EXERCISE INSTRUCTIONS: Below is a listing; restate from it, character for character, the lines beginning at the line holding "Reproduce this chart with Chart.js." and ending at the line holding "Arial, Helvetica, sans-serif';", both included.
-- BEGIN DATA RECORDS --
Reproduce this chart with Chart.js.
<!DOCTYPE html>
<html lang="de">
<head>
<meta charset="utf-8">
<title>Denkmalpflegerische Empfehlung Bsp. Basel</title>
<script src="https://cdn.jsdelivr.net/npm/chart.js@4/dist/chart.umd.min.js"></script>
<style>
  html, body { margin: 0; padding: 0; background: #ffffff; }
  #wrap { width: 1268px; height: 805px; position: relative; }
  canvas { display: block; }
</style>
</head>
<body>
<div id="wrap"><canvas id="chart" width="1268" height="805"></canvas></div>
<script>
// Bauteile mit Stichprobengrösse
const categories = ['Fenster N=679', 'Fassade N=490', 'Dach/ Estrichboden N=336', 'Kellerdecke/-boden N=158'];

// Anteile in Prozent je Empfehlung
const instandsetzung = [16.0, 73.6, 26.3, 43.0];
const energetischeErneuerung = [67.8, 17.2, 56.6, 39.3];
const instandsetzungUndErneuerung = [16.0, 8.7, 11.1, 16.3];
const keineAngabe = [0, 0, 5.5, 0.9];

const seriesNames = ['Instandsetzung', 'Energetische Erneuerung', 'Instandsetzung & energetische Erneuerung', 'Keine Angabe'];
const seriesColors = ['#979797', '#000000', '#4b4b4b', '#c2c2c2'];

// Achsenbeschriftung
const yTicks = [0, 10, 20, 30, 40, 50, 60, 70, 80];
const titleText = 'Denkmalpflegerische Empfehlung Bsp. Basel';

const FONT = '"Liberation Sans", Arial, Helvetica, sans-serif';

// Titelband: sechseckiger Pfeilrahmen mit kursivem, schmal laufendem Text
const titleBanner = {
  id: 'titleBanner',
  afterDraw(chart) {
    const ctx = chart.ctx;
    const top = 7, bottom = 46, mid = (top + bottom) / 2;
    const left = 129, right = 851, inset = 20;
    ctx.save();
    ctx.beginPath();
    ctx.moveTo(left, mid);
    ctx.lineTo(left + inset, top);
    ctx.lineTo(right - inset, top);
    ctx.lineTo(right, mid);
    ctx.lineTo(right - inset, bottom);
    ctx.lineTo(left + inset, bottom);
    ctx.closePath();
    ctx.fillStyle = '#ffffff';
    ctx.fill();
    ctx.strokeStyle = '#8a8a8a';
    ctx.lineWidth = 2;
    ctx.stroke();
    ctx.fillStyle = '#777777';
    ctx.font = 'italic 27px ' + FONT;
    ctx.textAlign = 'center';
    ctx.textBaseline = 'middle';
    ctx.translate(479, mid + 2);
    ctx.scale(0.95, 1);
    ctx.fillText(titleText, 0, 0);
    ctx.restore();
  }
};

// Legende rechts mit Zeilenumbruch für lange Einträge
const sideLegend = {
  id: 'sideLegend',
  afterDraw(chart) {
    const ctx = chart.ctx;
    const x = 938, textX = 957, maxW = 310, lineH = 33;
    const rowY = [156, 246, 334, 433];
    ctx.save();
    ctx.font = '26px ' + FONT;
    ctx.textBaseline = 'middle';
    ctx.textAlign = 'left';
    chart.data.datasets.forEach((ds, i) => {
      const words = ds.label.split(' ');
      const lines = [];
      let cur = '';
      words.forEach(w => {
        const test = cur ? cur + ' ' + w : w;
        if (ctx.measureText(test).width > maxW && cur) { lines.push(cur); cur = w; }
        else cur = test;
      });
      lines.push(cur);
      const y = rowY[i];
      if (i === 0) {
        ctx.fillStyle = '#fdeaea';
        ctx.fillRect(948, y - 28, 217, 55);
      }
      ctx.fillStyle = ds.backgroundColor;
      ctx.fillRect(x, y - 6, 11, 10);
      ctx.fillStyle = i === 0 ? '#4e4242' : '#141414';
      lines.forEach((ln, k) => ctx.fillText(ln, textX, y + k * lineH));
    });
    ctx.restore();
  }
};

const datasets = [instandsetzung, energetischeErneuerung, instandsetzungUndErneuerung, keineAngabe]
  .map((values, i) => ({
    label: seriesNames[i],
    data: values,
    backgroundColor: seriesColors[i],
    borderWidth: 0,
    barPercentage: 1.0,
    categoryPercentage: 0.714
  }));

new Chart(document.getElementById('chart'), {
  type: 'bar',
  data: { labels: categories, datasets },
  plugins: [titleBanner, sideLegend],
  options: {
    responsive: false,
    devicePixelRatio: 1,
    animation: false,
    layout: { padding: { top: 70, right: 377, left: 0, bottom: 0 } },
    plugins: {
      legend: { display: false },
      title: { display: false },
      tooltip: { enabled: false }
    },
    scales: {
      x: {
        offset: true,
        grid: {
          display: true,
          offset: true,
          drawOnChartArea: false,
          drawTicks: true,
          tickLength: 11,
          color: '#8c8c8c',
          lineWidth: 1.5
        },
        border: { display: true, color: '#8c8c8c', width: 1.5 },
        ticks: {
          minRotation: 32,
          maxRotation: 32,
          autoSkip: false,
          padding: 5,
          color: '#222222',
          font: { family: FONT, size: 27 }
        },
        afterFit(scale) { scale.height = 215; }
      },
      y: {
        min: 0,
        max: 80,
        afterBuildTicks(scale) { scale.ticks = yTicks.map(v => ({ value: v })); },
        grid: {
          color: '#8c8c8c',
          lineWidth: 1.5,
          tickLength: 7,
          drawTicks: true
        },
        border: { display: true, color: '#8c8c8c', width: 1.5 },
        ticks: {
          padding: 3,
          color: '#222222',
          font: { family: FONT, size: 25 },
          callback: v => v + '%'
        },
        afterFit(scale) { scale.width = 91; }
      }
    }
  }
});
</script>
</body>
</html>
-- END DATA RECORDS --
-- BEGIN DATA RECORDS --
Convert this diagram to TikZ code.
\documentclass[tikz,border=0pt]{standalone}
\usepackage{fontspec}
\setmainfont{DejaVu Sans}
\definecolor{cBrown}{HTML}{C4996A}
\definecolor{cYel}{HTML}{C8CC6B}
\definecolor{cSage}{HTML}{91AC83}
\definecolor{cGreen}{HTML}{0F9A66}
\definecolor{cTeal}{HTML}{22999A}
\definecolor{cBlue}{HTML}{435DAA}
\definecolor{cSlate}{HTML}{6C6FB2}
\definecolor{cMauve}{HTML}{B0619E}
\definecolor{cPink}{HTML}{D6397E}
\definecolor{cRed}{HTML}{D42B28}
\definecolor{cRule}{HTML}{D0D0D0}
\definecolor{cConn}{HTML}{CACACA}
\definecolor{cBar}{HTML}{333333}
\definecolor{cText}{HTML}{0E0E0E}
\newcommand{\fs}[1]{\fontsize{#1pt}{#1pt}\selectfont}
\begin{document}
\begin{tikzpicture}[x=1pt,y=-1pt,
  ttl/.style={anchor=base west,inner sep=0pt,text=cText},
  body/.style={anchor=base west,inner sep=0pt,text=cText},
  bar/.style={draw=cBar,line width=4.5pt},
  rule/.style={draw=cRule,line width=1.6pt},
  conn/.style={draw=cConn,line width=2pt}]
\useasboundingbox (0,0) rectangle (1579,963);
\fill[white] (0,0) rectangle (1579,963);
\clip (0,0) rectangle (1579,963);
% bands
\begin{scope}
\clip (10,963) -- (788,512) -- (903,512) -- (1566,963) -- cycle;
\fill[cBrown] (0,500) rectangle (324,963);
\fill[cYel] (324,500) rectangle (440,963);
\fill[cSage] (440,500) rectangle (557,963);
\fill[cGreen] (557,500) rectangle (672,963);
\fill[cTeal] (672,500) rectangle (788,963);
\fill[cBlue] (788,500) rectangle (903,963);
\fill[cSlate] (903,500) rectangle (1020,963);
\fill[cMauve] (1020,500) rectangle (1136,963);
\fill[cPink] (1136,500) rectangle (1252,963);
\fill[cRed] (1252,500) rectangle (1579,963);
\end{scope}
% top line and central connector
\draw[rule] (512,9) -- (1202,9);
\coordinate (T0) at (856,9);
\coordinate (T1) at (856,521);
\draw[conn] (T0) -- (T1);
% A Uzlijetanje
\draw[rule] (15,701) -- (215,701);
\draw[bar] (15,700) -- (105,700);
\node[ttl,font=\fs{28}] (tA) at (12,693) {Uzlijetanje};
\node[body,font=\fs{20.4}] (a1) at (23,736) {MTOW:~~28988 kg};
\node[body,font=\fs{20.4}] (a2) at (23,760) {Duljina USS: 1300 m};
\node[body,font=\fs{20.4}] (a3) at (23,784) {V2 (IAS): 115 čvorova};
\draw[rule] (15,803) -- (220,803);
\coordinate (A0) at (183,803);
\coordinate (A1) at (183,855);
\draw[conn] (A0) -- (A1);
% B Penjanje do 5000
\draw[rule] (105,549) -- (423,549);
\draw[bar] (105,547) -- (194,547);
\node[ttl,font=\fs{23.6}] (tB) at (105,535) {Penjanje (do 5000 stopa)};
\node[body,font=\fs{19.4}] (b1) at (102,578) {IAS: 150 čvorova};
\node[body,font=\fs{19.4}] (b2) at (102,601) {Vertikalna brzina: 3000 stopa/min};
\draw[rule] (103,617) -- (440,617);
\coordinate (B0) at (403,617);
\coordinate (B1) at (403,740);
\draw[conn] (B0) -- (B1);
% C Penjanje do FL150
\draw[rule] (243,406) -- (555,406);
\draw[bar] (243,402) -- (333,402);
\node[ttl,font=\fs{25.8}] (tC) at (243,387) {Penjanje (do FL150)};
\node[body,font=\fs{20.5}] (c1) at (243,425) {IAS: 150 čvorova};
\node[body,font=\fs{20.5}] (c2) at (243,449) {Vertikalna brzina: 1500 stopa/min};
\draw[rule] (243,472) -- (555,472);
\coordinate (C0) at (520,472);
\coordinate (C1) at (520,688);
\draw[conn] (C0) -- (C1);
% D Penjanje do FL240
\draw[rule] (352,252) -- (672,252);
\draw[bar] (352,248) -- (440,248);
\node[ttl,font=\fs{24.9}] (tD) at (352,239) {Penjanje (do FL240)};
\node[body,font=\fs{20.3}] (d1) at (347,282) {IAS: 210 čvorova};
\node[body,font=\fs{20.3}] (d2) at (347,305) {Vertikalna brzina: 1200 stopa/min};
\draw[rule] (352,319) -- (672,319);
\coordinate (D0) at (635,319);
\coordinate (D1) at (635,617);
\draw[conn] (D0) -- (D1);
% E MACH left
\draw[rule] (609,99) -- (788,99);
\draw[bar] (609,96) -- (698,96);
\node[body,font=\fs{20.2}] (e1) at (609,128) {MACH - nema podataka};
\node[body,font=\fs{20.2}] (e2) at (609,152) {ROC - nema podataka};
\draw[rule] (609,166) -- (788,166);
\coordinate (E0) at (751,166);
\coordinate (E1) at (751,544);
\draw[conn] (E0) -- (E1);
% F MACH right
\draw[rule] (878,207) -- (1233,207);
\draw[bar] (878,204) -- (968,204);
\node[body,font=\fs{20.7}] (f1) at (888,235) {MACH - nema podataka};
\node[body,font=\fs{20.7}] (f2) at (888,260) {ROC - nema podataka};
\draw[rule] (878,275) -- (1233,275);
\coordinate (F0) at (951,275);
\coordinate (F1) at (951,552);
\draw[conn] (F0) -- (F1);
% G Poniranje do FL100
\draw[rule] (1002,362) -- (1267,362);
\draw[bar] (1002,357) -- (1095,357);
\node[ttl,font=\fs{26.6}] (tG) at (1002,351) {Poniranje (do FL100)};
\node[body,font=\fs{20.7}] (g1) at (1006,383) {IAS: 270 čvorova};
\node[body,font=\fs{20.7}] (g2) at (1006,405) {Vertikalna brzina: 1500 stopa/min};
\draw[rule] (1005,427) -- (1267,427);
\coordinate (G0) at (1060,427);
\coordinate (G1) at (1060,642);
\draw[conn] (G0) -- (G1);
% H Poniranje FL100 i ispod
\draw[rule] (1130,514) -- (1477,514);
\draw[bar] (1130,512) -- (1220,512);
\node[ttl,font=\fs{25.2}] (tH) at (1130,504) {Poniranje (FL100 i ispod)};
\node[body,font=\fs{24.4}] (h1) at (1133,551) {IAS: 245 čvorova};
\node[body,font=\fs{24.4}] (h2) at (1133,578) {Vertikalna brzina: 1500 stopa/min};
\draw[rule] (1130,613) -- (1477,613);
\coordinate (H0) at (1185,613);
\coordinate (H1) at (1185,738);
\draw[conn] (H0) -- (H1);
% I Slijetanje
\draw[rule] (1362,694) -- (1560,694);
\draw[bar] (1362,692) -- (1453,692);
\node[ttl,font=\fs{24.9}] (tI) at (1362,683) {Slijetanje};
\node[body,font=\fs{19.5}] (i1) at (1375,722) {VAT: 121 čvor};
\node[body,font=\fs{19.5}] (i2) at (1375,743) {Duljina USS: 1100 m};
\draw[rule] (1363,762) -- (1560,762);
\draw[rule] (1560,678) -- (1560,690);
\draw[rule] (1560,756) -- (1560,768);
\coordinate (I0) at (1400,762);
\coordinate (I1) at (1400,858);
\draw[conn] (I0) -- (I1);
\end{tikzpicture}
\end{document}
-- END DATA RECORDS --
EXPECTED ANSWER:
Reproduce this chart with Chart.js.
<!DOCTYPE html>
<html lang="de">
<head>
<meta charset="utf-8">
<title>Denkmalpflegerische Empfehlung Bsp. Basel</title>
<script src="https://cdn.jsdelivr.net/npm/chart.js@4/dist/chart.umd.min.js"></script>
<style>
  html, body { margin: 0; padding: 0; background: #ffffff; }
  #wrap { width: 1268px; height: 805px; position: relative; }
  canvas { display: block; }
</style>
</head>
<body>
<div id="wrap"><canvas id="chart" width="1268" height="805"></canvas></div>
<script>
// Bauteile mit Stichprobengrösse
const categories = ['Fenster N=679', 'Fassade N=490', 'Dach/ Estrichboden N=336', 'Kellerdecke/-boden N=158'];

// Anteile in Prozent je Empfehlung
const instandsetzung = [16.0, 73.6, 26.3, 43.0];
const energetischeErneuerung = [67.8, 17.2, 56.6, 39.3];
const instandsetzungUndErneuerung = [16.0, 8.7, 11.1, 16.3];
const keineAngabe = [0, 0, 5.5, 0.9];

const seriesNames = ['Instandsetzung', 'Energetische Erneuerung', 'Instandsetzung & energetische Erneuerung', 'Keine Angabe'];
const seriesColors = ['#979797', '#000000', '#4b4b4b', '#c2c2c2'];

// Achsenbeschriftung
const yTicks = [0, 10, 20, 30, 40, 50, 60, 70, 80];
const titleText = 'Denkmalpflegerische Empfehlung Bsp. Basel';

const FONT = '"Liberation Sans", Arial, Helvetica, sans-serif';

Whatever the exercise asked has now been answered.